Immediately, we see a problem: 7 is definitely not equal to 5/7. This means that for these specific equations, there is no value of k that will result in infinite solutions. The lines can either intersect at a single point (unique solution) or be parallel and never intersect (no solution). It's important to recognize this structure. In other systems of equations, you might find a value of k that makes all ratios equal, leading to infinite solutions. For example, if the second equation was 4x + (8/7)y = 15/7, then multiplying it by 7 gives 28x + 8y = 15, which is identical to the first equation, resulting in infinite solutions. But in our given problem, that scenario is impossible.

Summary and Key Takeaways

So, guys, let's wrap this up. We've tackled the equations 28x + 8y = 15 and 4x + ky = 21. Using both substitution and elimination methods, we found the following:

• Unique Solution: This occurs when the denominator (8 - 7k) is not equal to zero, meaning k != 8/7. In this case, the solution is: x = (168 - 15k) / (32 - 28k) y = -132 / (8 - 7k)

• No Solution: This occurs when the denominator (8 - 7k) is equal to zero, meaning k = 8/7. This results in a contradiction where 28x + 8y must equal both 15 and 147 simultaneously, which is impossible.

• Infinite Solutions: For this particular system, there is no value of k that leads to infinite solutions because the ratios of coefficients and constants cannot be made equal.
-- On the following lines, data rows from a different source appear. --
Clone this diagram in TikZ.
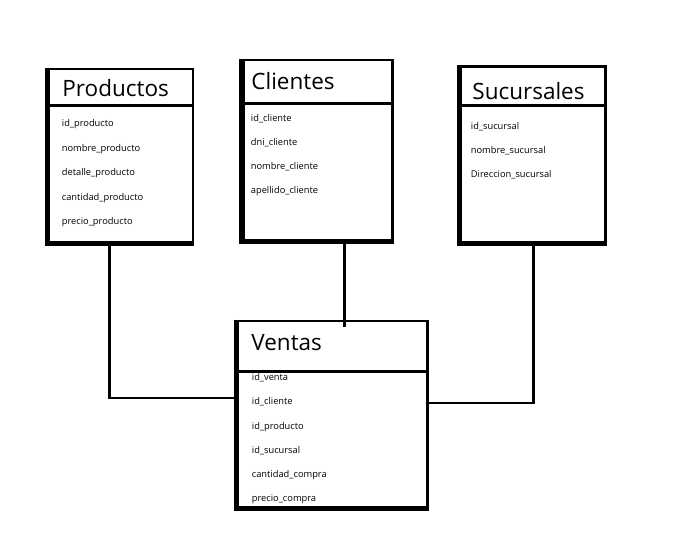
\documentclass[tikz,border=0pt]{standalone}
\usepackage{fontspec}
\setmainfont{Open Sans}
\usetikzlibrary{positioning}

\tikzset{
  tabla/.style={draw, line width=2.7pt, inner sep=0pt},
  grueso/.style={line width=5pt},
  division/.style={line width=2.7pt},
  titulo/.style={anchor=base west, inner sep=0pt, font=\fontsize{22.5}{27}\selectfont},
  campo/.style={anchor=base west, inner sep=0pt, font=\fontsize{9.3}{11}\selectfont},
  enlace/.style={draw, line width=2.6pt}
}

\begin{document}
\begin{tikzpicture}[x=1pt,y=-1pt]
\useasboundingbox (0,0) rectangle (686,536);

% tablas
\node[tabla, minimum width=144, minimum height=173] (prod) at (121,155.4) {};
\node[tabla, minimum width=149, minimum height=180.5] (cli) at (317.8,150.2) {};
\node[tabla, minimum width=144.8, minimum height=175.3] (suc) at (533,154.3) {};
\node[tabla, minimum width=190, minimum height=186] (ven) at (332.5,414) {};

% titulos
\node[titulo] (prod-t) at (62.2,96) {Productos};
\node[titulo] (cli-t) at (251.2,89) {Clientes};
\node[titulo] (suc-t) at (472.2,99) {Sucursales};
\node[titulo] (ven-t) at (251.2,350.7) {Ventas};

\draw[division] (prod.west |- 0,105.8) -- (prod.east |- 0,105.8);
\draw[division] (cli.west |- 0,103.3) -- (cli.east |- 0,103.3);
\draw[division] (suc.west |- 0,105.8) -- (suc.east |- 0,105.8);
\draw[division] (ven.west |- 0,371.3) -- (ven.east |- 0,371.3);

% campos
\foreach \t [count=\i] in {id\_producto, nombre\_producto, detalle\_producto, cantidad\_producto, precio\_producto}
  \node[campo] (prod-\i) at (61.7,{126.5+24.5*(\i-1)}) {\t};
\foreach \t [count=\i] in {id\_cliente, dni\_cliente, nombre\_cliente, apellido\_cliente}
  \node[campo] (cli-\i) at (250.7,{121+24*(\i-1)}) {\t};
\foreach \t [count=\i] in {id\_sucursal, nombre\_sucursal, Direccion\_sucursal}
  \node[campo] (suc-\i) at (470.7,{129+24.2*(\i-1)}) {\t};
\foreach \t [count=\i] in {id\_venta, id\_cliente, id\_producto, id\_sucursal, cantidad\_compra, precio\_compra}
  \node[campo] (ven-\i) at (251.7,{380.7+24.2*(\i-1)}) {\t};

% bordes gruesos
\draw[grueso] (prod.north west) |- (prod.south east);
\draw[grueso] (cli.north west) |- (cli.south east);
\draw[grueso] (suc.north west) |- (suc.south east);
\draw[grueso] (ven.north west) |- (ven.south east);

% relaciones
\coordinate (k1) at (109.5,398);
\coordinate (k2) at (344.2,327);
\coordinate (k3) at (533.3,403);
\path[enlace] (prod.south -| k1) -- (k1) -- (k1 -| ven.west);
\path[enlace] (cli.south -| k2) -- (k2);
\path[enlace] (suc.south -| k3) -- (k3) -- (k3 -| ven.east);
\end{tikzpicture}
\end{document}
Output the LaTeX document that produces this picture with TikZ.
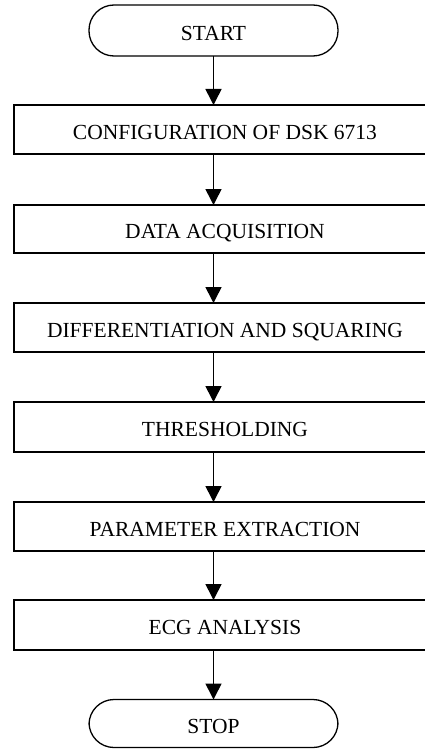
\documentclass[tikz,border=0pt]{standalone}
\usepackage{fontspec}
\setmainfont{Liberation Serif}
\usetikzlibrary{arrows.meta}
\begin{document}
\begin{tikzpicture}[x=1pt,y=-1pt,
  every node/.style={font=\fontsize{21.5}{24}\selectfont, inner sep=0pt, outer sep=0pt, text height=19.5pt, text depth=0pt},
  procbox/.style={draw, line width=1.3pt, rectangle, minimum width=422pt},
  termbox/.style={draw, line width=1.3pt, rectangle, rounded corners=25pt, minimum width=249pt},
  flowarrow/.style={line width=1.6pt, -{Triangle[length=16pt,width=16pt]}}]
\useasboundingbox (0,0) rectangle (425,749);
\clip (0,0) rectangle (425,749);
\node[termbox, minimum height=51pt] (start) at (213.5,30.5) {START};
\node[procbox, minimum height=49pt] (b1) at (225,129.5) {CONFIGURATION OF DSK 6713};
\node[procbox, minimum height=48pt] (b2) at (225,229) {DATA ACQUISITION};
\node[procbox, minimum height=49pt] (b3) at (225,327.5) {DIFFERENTIATION AND SQUARING};
\node[procbox, minimum height=50pt] (b4) at (225,427) {THRESHOLDING};
\node[procbox, minimum height=49pt] (b5) at (225,526.5) {PARAMETER EXTRACTION};
\node[procbox, minimum height=50pt] (b6) at (225,625) {ECG ANALYSIS};
\node[termbox, minimum height=48pt] (stop) at (213.5,723.5) {STOP};
\draw[flowarrow] (start.south) -- (start.south |- b1.north);
\draw[flowarrow] (b1.south -| start) -- (b2.north -| start);
\draw[flowarrow] (b2.south -| start) -- (b3.north -| start);
\draw[flowarrow] (b3.south -| start) -- (b4.north -| start);
\draw[flowarrow] (b4.south -| start) -- (b5.north -| start);
\draw[flowarrow] (b5.south -| start) -- (b6.north -| start);
\draw[flowarrow] (b6.south -| start) -- (stop.north);
\end{tikzpicture}
\end{document}
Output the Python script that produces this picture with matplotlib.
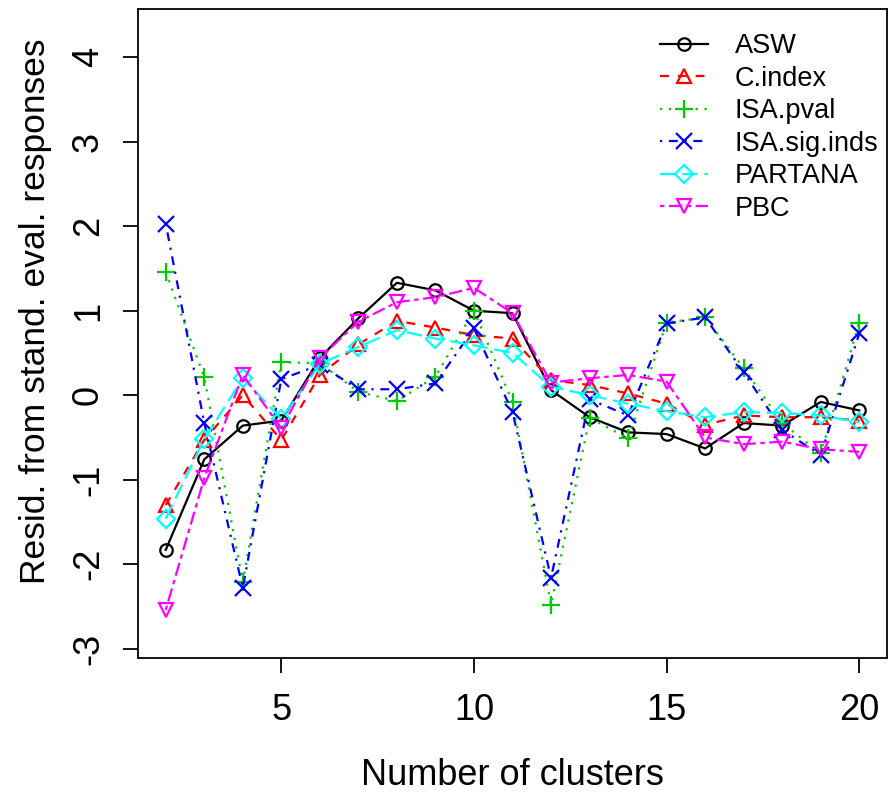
import matplotlib
matplotlib.use("Agg")
import matplotlib.pyplot as plt

plt.rcParams['font.family'] = ['Liberation Sans', 'DejaVu Sans']
plt.rcParams['axes.unicode_minus'] = False

clusters = list(range(2, 21))
asw = [-1.83, -0.76, -0.36, -0.30, 0.44, 0.91, 1.33, 1.24, 1.00, 0.97, 0.06, -0.26, -0.44, -0.46, -0.63, -0.33, -0.36, -0.08, -0.18]
cindex = [-1.30, -0.53, 0.00, -0.53, 0.24, 0.60, 0.88, 0.80, 0.71, 0.67, 0.18, 0.12, 0.02, -0.10, -0.35, -0.24, -0.26, -0.26, -0.30]
isa_pval = [1.46, 0.21, -2.21, 0.39, 0.38, 0.04, -0.07, 0.22, 1.00, -0.08, -2.48, -0.27, -0.51, 0.86, 0.92, 0.32, -0.33, -0.69, 0.86]
isa_sig = [2.03, -0.33, -2.28, 0.19, 0.36, 0.07, 0.07, 0.14, 0.79, -0.20, -2.16, -0.05, -0.24, 0.85, 0.92, 0.27, -0.41, -0.71, 0.73]
partana = [-1.46, -0.52, 0.20, -0.28, 0.37, 0.57, 0.77, 0.67, 0.59, 0.50, 0.10, 0.00, -0.10, -0.19, -0.26, -0.20, -0.21, -0.24, -0.32]
pbc = [-2.54, -0.98, 0.24, -0.39, 0.44, 0.87, 1.10, 1.16, 1.27, 0.97, 0.15, 0.20, 0.24, 0.16, -0.50, -0.58, -0.55, -0.64, -0.67]

names = ["ASW", "C.index", "ISA.pval", "ISA.sig.inds", "PARTANA", "PBC"]
series = [asw, cindex, isa_pval, isa_sig, partana, pbc]
colors = ["black", "red", "#00CD00", "blue", "cyan", "magenta"]
markers = ["o", "^", "+", "x", "D", "v"]
dashes = [None, (4, 4), (1, 3), (1, 3, 4, 3), (7, 3), (2, 2, 6, 2)]
msizes = [9, 10.5, 13, 11, 9, 10.5]

fig = plt.figure(figsize=(8.88, 7.92), dpi=100)
ax = fig.add_axes([138/888, 1-658/792, (887-138)/888, (658-9)/792])

for name, ys, c, m, d, ms in zip(names, series, colors, markers, dashes, msizes):
    kw = dict(color=c, marker=m, markersize=ms, markerfacecolor='none',
              markeredgecolor=c, markeredgewidth=1.6, linewidth=1.6, label=name)
    line, = ax.plot(clusters, ys, **kw)
    if d is not None:
        line.set_dashes(d)

ax.set_xlim(1.28, 20.72)
ax.set_ylim(-3.11, 4.57)
ax.set_xticks([5, 10, 15, 20])
ax.set_yticks([-3, -2, -1, 0, 1, 2, 3, 4])
ax.tick_params(axis='both', labelsize=26, length=11, width=1.3, direction='out')
ax.tick_params(axis='x', pad=14)
ax.tick_params(axis='y', pad=12)
for lab in ax.get_yticklabels():
    lab.set_rotation(90)
    lab.set_va('center')
for s in ax.spines.values():
    s.set_linewidth(1.3)

ax.set_xlabel("Number of clusters", fontsize=26, labelpad=22)
ax.set_ylabel("Resid. from stand. eval. responses", fontsize=25.5, labelpad=14)
ax.yaxis.label.set_y(0.535)

leg = ax.legend(loc='upper right', bbox_to_anchor=(1.012, 0.99), frameon=False,
                fontsize=19.5, handlelength=1.75, handletextpad=1.0,
                labelspacing=0.24, borderaxespad=0.25)

fig.savefig("out.png", dpi=100)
Solving systems of linear equations, especially with unknown constants like k, is all about careful manipulation and understanding the conditions under which solutions exist. It’s a fundamental skill in algebra that opens doors to solving more complex problems. Remember to always check for those special cases where denominators might become zero, as that’s often where the most interesting scenarios (like no solution) pop up. Keep practicing, and you'll get the hang of it in no time. You guys are awesome for sticking with it!